* [Goal of the exercise]
Lines that contain the string "React" are to be copied; leave out all others.

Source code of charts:
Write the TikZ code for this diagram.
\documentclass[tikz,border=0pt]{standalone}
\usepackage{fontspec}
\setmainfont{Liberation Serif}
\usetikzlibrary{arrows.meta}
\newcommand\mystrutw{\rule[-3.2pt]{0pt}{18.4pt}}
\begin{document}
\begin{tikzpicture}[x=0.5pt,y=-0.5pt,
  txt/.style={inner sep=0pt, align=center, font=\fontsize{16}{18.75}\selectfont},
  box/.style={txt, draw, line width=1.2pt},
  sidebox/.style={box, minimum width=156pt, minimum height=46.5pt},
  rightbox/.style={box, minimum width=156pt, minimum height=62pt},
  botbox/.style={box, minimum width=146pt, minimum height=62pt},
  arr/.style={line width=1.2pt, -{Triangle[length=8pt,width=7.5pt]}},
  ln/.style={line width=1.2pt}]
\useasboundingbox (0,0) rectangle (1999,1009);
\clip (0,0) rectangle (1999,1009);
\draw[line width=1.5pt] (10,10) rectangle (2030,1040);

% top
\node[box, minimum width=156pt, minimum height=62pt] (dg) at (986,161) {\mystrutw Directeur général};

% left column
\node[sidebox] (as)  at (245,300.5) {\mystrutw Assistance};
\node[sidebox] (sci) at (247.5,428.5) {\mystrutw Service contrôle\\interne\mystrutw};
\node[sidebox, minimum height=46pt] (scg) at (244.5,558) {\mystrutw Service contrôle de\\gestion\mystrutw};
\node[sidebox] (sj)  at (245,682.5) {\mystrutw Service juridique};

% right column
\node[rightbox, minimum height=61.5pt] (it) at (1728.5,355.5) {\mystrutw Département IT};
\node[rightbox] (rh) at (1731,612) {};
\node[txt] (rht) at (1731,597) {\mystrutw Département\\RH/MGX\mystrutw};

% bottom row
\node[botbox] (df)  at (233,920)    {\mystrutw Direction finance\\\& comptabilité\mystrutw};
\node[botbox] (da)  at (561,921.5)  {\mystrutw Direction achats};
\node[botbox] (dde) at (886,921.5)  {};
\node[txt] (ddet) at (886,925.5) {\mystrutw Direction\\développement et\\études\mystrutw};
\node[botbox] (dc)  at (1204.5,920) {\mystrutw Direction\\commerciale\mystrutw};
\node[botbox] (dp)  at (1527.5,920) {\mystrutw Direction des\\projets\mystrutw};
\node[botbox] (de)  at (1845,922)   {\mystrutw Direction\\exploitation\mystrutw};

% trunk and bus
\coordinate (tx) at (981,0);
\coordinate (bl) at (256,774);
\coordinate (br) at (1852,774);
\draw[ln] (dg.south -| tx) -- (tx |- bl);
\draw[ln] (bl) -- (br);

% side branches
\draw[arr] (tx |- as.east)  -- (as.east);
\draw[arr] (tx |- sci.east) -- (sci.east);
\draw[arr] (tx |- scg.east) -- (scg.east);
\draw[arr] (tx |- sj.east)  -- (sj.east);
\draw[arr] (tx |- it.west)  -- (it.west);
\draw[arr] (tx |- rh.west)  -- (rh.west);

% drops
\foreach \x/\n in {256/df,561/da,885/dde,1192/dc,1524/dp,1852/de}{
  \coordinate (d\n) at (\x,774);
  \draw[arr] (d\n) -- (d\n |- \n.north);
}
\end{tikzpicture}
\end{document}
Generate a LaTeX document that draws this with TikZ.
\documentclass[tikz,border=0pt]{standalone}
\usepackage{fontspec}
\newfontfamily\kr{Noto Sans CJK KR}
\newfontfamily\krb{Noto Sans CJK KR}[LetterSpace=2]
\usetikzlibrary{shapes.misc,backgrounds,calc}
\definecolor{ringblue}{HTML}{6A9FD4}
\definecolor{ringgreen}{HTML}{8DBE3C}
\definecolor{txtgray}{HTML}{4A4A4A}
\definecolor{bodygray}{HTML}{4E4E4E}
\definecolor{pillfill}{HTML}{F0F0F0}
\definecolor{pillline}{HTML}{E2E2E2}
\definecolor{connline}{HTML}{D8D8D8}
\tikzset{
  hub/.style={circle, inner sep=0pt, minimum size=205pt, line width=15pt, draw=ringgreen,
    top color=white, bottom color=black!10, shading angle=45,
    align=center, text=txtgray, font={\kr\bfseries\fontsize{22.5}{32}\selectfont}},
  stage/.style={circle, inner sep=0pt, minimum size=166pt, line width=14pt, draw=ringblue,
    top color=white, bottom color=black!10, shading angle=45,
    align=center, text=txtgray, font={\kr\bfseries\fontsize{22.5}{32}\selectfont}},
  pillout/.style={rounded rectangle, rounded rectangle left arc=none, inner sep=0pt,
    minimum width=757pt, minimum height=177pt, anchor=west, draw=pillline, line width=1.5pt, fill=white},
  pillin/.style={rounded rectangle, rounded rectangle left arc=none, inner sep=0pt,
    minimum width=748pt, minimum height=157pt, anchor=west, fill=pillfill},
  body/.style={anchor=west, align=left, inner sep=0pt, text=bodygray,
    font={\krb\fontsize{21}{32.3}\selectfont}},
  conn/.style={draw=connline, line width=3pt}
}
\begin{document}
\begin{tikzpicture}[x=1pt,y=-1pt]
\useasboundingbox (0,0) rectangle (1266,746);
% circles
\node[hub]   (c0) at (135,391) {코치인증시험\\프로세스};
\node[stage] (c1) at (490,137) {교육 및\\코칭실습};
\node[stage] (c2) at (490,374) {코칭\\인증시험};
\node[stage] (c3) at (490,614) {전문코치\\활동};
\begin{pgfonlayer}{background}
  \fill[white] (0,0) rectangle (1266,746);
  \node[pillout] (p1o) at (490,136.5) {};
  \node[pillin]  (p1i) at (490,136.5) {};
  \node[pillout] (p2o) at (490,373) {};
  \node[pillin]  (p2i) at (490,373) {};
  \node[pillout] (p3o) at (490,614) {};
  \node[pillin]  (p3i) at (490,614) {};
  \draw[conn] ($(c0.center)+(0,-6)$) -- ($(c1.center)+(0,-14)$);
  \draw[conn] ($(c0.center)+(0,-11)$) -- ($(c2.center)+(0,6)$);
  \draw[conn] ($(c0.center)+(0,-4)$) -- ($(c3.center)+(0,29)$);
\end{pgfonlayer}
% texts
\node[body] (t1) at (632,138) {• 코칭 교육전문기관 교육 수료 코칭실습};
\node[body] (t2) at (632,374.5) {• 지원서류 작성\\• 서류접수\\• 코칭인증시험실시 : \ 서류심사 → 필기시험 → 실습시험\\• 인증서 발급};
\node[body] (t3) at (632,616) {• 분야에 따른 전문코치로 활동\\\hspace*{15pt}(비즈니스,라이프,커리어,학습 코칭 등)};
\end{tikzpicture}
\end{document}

==

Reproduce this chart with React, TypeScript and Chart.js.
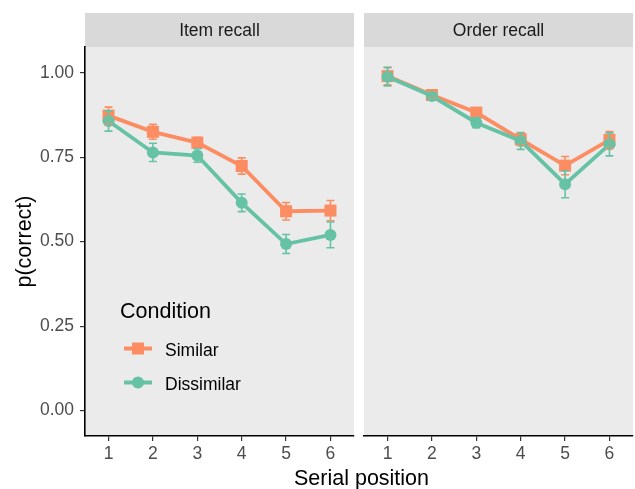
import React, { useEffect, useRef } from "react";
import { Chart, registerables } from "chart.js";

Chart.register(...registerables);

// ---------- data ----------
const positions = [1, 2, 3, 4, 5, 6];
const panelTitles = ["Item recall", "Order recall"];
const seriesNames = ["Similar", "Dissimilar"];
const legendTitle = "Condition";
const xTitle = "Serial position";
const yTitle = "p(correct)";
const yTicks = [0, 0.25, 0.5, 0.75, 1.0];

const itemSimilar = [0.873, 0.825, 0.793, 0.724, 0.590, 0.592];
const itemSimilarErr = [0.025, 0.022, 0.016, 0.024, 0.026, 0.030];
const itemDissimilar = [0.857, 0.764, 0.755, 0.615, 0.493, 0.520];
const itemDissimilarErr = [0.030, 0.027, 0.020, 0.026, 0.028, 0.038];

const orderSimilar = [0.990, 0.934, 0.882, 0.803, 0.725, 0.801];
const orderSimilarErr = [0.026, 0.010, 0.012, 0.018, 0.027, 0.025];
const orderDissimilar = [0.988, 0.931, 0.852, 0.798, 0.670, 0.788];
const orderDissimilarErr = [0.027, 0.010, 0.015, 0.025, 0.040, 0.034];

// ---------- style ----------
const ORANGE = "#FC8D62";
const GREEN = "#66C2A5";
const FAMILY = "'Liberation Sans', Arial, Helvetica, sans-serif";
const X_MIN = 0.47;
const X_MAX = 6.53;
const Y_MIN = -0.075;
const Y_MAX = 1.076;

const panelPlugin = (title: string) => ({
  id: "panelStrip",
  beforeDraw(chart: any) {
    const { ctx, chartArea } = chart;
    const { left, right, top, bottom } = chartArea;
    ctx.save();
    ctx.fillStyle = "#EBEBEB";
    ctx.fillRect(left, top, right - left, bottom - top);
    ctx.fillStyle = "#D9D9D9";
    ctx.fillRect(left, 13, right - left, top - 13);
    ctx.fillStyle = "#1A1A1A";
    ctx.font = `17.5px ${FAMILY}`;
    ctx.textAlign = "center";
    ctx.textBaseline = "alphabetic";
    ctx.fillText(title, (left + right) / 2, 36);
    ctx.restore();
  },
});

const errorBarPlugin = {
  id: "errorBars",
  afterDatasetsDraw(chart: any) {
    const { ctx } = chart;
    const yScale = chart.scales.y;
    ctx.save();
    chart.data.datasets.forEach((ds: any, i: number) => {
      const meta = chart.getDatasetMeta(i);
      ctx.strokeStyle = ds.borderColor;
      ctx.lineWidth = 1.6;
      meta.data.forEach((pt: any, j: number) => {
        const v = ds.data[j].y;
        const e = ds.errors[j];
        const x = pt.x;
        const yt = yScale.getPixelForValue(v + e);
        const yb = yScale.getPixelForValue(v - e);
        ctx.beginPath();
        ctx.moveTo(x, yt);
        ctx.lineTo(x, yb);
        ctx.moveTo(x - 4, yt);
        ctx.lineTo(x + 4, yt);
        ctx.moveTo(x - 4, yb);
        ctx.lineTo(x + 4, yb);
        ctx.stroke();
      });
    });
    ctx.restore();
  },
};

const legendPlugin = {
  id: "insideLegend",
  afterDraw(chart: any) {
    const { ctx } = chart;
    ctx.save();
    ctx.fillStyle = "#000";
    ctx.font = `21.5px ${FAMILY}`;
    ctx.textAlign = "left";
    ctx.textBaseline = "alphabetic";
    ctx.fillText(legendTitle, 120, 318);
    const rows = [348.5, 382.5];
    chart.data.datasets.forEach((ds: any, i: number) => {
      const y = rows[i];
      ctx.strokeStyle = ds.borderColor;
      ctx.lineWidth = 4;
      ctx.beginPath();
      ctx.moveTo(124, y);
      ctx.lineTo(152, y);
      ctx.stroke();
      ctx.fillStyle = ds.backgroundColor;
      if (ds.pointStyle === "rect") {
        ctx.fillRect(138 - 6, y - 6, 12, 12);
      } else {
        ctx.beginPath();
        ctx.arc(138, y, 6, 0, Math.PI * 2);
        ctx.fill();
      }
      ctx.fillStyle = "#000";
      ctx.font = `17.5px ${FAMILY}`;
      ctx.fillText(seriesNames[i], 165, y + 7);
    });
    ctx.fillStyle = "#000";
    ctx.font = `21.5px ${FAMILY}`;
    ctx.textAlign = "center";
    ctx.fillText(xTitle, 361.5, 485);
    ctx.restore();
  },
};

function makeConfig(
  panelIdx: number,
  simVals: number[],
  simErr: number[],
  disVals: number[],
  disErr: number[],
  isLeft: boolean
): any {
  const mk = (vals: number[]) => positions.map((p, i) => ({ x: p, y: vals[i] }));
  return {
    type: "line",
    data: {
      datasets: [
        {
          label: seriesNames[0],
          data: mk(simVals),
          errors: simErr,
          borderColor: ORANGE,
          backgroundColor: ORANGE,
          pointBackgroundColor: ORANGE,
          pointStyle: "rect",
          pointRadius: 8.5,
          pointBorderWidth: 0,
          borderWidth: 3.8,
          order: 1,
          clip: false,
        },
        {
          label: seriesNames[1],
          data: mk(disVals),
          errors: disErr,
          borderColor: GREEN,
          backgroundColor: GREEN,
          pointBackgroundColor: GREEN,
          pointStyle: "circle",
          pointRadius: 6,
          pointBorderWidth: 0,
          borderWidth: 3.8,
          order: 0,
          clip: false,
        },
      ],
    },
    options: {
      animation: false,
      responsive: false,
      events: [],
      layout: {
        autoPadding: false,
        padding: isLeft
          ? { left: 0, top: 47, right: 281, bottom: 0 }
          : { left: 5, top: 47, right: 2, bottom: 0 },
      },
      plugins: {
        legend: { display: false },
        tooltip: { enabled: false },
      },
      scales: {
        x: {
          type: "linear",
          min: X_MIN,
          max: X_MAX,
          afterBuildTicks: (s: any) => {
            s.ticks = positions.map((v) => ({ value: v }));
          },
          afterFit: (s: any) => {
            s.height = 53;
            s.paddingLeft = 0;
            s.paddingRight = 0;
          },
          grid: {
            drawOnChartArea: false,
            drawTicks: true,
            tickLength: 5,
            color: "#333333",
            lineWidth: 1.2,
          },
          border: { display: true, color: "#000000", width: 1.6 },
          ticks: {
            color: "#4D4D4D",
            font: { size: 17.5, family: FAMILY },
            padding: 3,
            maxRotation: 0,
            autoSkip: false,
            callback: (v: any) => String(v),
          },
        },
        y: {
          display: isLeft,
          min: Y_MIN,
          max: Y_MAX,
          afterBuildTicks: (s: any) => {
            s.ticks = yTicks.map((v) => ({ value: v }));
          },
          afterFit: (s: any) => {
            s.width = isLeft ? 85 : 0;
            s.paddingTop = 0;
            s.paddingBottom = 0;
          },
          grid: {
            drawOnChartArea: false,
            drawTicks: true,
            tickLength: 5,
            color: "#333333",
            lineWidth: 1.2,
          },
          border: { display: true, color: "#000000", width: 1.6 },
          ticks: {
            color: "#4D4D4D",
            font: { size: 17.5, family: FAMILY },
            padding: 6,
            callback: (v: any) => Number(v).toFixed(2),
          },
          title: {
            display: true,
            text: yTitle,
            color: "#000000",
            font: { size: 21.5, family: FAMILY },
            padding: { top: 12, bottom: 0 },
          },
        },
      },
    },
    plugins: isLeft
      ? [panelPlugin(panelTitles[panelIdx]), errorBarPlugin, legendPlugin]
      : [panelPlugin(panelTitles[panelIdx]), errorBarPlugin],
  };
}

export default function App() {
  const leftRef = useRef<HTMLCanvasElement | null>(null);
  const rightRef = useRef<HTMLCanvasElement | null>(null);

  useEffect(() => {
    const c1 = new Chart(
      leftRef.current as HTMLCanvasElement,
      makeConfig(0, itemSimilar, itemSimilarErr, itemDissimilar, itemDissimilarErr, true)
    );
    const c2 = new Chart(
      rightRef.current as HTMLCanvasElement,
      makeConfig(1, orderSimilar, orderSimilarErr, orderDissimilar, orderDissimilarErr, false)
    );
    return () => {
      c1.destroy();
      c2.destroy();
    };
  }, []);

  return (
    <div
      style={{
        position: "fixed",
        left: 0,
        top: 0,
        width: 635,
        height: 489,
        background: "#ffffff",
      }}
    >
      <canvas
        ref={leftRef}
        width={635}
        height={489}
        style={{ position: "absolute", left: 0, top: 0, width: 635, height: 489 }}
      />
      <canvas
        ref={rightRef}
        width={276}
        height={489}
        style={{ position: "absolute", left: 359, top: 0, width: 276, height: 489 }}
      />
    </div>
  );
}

* [Finished task]
Reproduce this chart with React, TypeScript and Chart.js.
import React, { useEffect, useRef } from "react";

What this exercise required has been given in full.